Return each line of the data below exactly, omitting any pictures.

§ **RECORDED DATA**:
▼

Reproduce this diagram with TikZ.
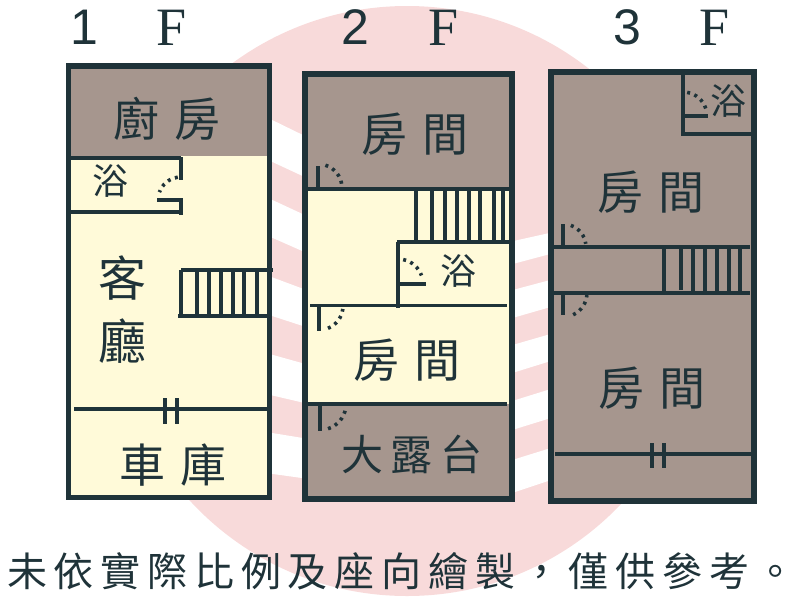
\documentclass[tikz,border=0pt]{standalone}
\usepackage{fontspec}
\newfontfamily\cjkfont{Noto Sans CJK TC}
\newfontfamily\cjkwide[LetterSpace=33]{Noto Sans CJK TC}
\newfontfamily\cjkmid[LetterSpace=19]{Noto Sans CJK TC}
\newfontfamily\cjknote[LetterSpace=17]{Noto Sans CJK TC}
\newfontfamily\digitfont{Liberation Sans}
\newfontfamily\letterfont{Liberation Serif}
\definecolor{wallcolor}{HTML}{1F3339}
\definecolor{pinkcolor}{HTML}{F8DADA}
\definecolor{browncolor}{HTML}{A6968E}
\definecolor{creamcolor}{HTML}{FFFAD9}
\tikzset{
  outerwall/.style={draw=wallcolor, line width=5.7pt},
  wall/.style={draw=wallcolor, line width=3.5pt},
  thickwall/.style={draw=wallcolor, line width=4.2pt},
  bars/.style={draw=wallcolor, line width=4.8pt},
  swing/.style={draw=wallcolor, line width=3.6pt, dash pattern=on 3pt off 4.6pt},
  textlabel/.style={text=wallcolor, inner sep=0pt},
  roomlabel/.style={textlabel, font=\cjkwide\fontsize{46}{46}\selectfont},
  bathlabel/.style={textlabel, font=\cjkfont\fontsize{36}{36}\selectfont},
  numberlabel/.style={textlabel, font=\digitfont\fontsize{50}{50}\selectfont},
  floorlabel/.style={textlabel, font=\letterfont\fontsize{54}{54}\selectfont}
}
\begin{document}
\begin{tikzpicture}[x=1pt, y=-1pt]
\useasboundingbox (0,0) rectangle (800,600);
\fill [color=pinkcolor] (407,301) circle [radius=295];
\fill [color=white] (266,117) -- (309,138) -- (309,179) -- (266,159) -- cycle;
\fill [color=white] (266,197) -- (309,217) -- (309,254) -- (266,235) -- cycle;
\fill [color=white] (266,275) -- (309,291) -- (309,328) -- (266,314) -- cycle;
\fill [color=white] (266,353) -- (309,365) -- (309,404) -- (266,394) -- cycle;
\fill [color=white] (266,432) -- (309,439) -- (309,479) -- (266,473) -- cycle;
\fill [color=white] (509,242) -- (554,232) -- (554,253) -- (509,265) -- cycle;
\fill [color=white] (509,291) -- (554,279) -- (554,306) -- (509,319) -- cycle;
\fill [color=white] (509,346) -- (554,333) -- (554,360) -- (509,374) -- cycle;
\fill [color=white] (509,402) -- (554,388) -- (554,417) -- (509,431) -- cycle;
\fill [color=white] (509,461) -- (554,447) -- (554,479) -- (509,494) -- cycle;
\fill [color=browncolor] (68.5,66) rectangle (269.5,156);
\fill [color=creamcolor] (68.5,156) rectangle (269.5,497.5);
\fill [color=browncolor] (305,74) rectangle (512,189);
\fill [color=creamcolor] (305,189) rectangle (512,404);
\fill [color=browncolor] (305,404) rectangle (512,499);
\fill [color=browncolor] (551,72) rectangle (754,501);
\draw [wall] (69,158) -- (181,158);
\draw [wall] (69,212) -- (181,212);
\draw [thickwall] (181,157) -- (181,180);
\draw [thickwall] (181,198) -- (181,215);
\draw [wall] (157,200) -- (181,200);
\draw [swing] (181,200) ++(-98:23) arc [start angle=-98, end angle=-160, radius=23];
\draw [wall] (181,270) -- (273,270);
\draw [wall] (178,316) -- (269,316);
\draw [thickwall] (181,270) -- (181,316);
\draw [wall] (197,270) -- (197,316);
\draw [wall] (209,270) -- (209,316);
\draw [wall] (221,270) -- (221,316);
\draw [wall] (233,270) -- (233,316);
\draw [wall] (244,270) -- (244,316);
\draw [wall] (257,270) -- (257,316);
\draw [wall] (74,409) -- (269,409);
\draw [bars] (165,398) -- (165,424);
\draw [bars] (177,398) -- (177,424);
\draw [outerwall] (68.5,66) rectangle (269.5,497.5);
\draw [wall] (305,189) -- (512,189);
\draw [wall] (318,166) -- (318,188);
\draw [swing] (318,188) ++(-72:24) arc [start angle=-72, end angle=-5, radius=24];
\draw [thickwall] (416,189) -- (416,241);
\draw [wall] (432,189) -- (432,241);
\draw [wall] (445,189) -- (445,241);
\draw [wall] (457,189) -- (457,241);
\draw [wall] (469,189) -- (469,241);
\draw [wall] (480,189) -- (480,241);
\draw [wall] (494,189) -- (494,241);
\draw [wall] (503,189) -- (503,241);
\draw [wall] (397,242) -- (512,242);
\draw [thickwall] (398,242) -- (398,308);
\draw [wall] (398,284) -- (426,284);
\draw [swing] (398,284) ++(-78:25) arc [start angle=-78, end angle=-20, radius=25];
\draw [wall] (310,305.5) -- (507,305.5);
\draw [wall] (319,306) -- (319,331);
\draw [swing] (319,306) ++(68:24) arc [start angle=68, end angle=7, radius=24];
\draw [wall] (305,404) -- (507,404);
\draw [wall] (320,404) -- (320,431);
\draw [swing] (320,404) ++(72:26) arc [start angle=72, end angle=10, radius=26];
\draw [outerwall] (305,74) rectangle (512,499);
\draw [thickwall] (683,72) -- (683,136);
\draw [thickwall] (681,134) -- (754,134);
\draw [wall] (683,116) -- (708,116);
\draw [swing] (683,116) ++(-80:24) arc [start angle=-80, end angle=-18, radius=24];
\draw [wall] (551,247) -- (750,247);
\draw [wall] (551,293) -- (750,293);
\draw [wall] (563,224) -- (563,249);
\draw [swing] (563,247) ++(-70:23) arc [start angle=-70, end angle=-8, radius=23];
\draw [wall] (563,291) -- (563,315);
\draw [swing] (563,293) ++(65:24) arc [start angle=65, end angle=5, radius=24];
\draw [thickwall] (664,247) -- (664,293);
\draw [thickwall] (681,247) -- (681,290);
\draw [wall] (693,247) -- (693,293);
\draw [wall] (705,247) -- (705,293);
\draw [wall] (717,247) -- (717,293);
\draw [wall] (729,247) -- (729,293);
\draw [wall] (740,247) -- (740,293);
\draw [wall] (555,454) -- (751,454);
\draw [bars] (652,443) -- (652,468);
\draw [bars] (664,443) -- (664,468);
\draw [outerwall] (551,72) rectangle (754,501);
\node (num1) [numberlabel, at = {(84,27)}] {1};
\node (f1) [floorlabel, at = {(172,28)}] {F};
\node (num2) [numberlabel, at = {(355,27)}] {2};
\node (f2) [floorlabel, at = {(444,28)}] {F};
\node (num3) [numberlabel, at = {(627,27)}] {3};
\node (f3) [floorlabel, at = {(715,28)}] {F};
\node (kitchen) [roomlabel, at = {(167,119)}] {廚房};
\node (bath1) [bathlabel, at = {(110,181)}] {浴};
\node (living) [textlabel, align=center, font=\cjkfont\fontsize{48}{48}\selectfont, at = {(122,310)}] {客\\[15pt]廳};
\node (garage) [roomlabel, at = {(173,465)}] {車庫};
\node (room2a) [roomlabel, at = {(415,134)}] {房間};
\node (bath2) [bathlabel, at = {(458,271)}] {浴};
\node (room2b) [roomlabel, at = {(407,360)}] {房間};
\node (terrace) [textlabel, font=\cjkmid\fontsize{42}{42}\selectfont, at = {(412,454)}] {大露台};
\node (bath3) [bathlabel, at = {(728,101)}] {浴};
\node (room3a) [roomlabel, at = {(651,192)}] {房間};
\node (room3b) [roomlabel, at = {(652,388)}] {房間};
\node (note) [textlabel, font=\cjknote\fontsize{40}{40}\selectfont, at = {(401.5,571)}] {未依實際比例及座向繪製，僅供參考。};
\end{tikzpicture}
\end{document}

▲

§ **WRITTEN ANSWER**:
Reproduce this diagram with TikZ.
\documentclass[tikz,border=0pt]{standalone}
\usepackage{fontspec}
\newfontfamily\cjkfont{Noto Sans CJK TC}
\newfontfamily\cjkwide[LetterSpace=33]{Noto Sans CJK TC}
\newfontfamily\cjkmid[LetterSpace=19]{Noto Sans CJK TC}
\newfontfamily\cjknote[LetterSpace=17]{Noto Sans CJK TC}
\newfontfamily\digitfont{Liberation Sans}
\newfontfamily\letterfont{Liberation Serif}
\definecolor{wallcolor}{HTML}{1F3339}
\definecolor{pinkcolor}{HTML}{F8DADA}
\definecolor{browncolor}{HTML}{A6968E}
\definecolor{creamcolor}{HTML}{FFFAD9}
\tikzset{
  outerwall/.style={draw=wallcolor, line width=5.7pt},
  wall/.style={draw=wallcolor, line width=3.5pt},
  thickwall/.style={draw=wallcolor, line width=4.2pt},
  bars/.style={draw=wallcolor, line width=4.8pt},
  swing/.style={draw=wallcolor, line width=3.6pt, dash pattern=on 3pt off 4.6pt},
  textlabel/.style={text=wallcolor, inner sep=0pt},
  roomlabel/.style={textlabel, font=\cjkwide\fontsize{46}{46}\selectfont},
  bathlabel/.style={textlabel, font=\cjkfont\fontsize{36}{36}\selectfont},
  numberlabel/.style={textlabel, font=\digitfont\fontsize{50}{50}\selectfont},
  floorlabel/.style={textlabel, font=\letterfont\fontsize{54}{54}\selectfont}
}
\begin{document}
\begin{tikzpicture}[x=1pt, y=-1pt]
\useasboundingbox (0,0) rectangle (800,600);
\fill [color=pinkcolor] (407,301) circle [radius=295];
\fill [color=white] (266,117) -- (309,138) -- (309,179) -- (266,159) -- cycle;
\fill [color=white] (266,197) -- (309,217) -- (309,254) -- (266,235) -- cycle;
\fill [color=white] (266,275) -- (309,291) -- (309,328) -- (266,314) -- cycle;
\fill [color=white] (266,353) -- (309,365) -- (309,404) -- (266,394) -- cycle;
\fill [color=white] (266,432) -- (309,439) -- (309,479) -- (266,473) -- cycle;
\fill [color=white] (509,242) -- (554,232) -- (554,253) -- (509,265) -- cycle;
\fill [color=white] (509,291) -- (554,279) -- (554,306) -- (509,319) -- cycle;
\fill [color=white] (509,346) -- (554,333) -- (554,360) -- (509,374) -- cycle;
\fill [color=white] (509,402) -- (554,388) -- (554,417) -- (509,431) -- cycle;
\fill [color=white] (509,461) -- (554,447) -- (554,479) -- (509,494) -- cycle;
\fill [color=browncolor] (68.5,66) rectangle (269.5,156);
\fill [color=creamcolor] (68.5,156) rectangle (269.5,497.5);
\fill [color=browncolor] (305,74) rectangle (512,189);
\fill [color=creamcolor] (305,189) rectangle (512,404);
\fill [color=browncolor] (305,404) rectangle (512,499);
\fill [color=browncolor] (551,72) rectangle (754,501);
\draw [wall] (69,158) -- (181,158);
\draw [wall] (69,212) -- (181,212);
\draw [thickwall] (181,157) -- (181,180);
\draw [thickwall] (181,198) -- (181,215);
\draw [wall] (157,200) -- (181,200);
\draw [swing] (181,200) ++(-98:23) arc [start angle=-98, end angle=-160, radius=23];
\draw [wall] (181,270) -- (273,270);
\draw [wall] (178,316) -- (269,316);
\draw [thickwall] (181,270) -- (181,316);
\draw [wall] (197,270) -- (197,316);
\draw [wall] (209,270) -- (209,316);
\draw [wall] (221,270) -- (221,316);
\draw [wall] (233,270) -- (233,316);
\draw [wall] (244,270) -- (244,316);
\draw [wall] (257,270) -- (257,316);
\draw [wall] (74,409) -- (269,409);
\draw [bars] (165,398) -- (165,424);
\draw [bars] (177,398) -- (177,424);
\draw [outerwall] (68.5,66) rectangle (269.5,497.5);
\draw [wall] (305,189) -- (512,189);
\draw [wall] (318,166) -- (318,188);
\draw [swing] (318,188) ++(-72:24) arc [start angle=-72, end angle=-5, radius=24];
\draw [thickwall] (416,189) -- (416,241);
\draw [wall] (432,189) -- (432,241);
\draw [wall] (445,189) -- (445,241);
\draw [wall] (457,189) -- (457,241);
\draw [wall] (469,189) -- (469,241);
\draw [wall] (480,189) -- (480,241);
\draw [wall] (494,189) -- (494,241);
\draw [wall] (503,189) -- (503,241);
\draw [wall] (397,242) -- (512,242);
\draw [thickwall] (398,242) -- (398,308);
\draw [wall] (398,284) -- (426,284);
\draw [swing] (398,284) ++(-78:25) arc [start angle=-78, end angle=-20, radius=25];
\draw [wall] (310,305.5) -- (507,305.5);
\draw [wall] (319,306) -- (319,331);
\draw [swing] (319,306) ++(68:24) arc [start angle=68, end angle=7, radius=24];
\draw [wall] (305,404) -- (507,404);
\draw [wall] (320,404) -- (320,431);
\draw [swing] (320,404) ++(72:26) arc [start angle=72, end angle=10, radius=26];
\draw [outerwall] (305,74) rectangle (512,499);
\draw [thickwall] (683,72) -- (683,136);
\draw [thickwall] (681,134) -- (754,134);
\draw [wall] (683,116) -- (708,116);
\draw [swing] (683,116) ++(-80:24) arc [start angle=-80, end angle=-18, radius=24];
\draw [wall] (551,247) -- (750,247);
\draw [wall] (551,293) -- (750,293);
\draw [wall] (563,224) -- (563,249);
\draw [swing] (563,247) ++(-70:23) arc [start angle=-70, end angle=-8, radius=23];
\draw [wall] (563,291) -- (563,315);
\draw [swing] (563,293) ++(65:24) arc [start angle=65, end angle=5, radius=24];
\draw [thickwall] (664,247) -- (664,293);
\draw [thickwall] (681,247) -- (681,290);
\draw [wall] (693,247) -- (693,293);
\draw [wall] (705,247) -- (705,293);
\draw [wall] (717,247) -- (717,293);
\draw [wall] (729,247) -- (729,293);
\draw [wall] (740,247) -- (740,293);
\draw [wall] (555,454) -- (751,454);
\draw [bars] (652,443) -- (652,468);
\draw [bars] (664,443) -- (664,468);
\draw [outerwall] (551,72) rectangle (754,501);
\node (num1) [numberlabel, at = {(84,27)}] {1};
\node (f1) [floorlabel, at = {(172,28)}] {F};
\node (num2) [numberlabel, at = {(355,27)}] {2};
\node (f2) [floorlabel, at = {(444,28)}] {F};
\node (num3) [numberlabel, at = {(627,27)}] {3};
\node (f3) [floorlabel, at = {(715,28)}] {F};
\node (kitchen) [roomlabel, at = {(167,119)}] {廚房};
\node (bath1) [bathlabel, at = {(110,181)}] {浴};
\node (living) [textlabel, align=center, font=\cjkfont\fontsize{48}{48}\selectfont, at = {(122,310)}] {客\\[15pt]廳};
\node (garage) [roomlabel, at = {(173,465)}] {車庫};
\node (room2a) [roomlabel, at = {(415,134)}] {房間};
\node (bath2) [bathlabel, at = {(458,271)}] {浴};
\node (room2b) [roomlabel, at = {(407,360)}] {房間};
\node (terrace) [textlabel, font=\cjkmid\fontsize{42}{42}\selectfont, at = {(412,454)}] {大露台};
\node (bath3) [bathlabel, at = {(728,101)}] {浴};
\node (room3a) [roomlabel, at = {(651,192)}] {房間};
\node (room3b) [roomlabel, at = {(652,388)}] {房間};
\node (note) [textlabel, font=\cjknote\fontsize{40}{40}\selectfont, at = {(401.5,571)}] {未依實際比例及座向繪製，僅供參考。};
\end{tikzpicture}
\end{document}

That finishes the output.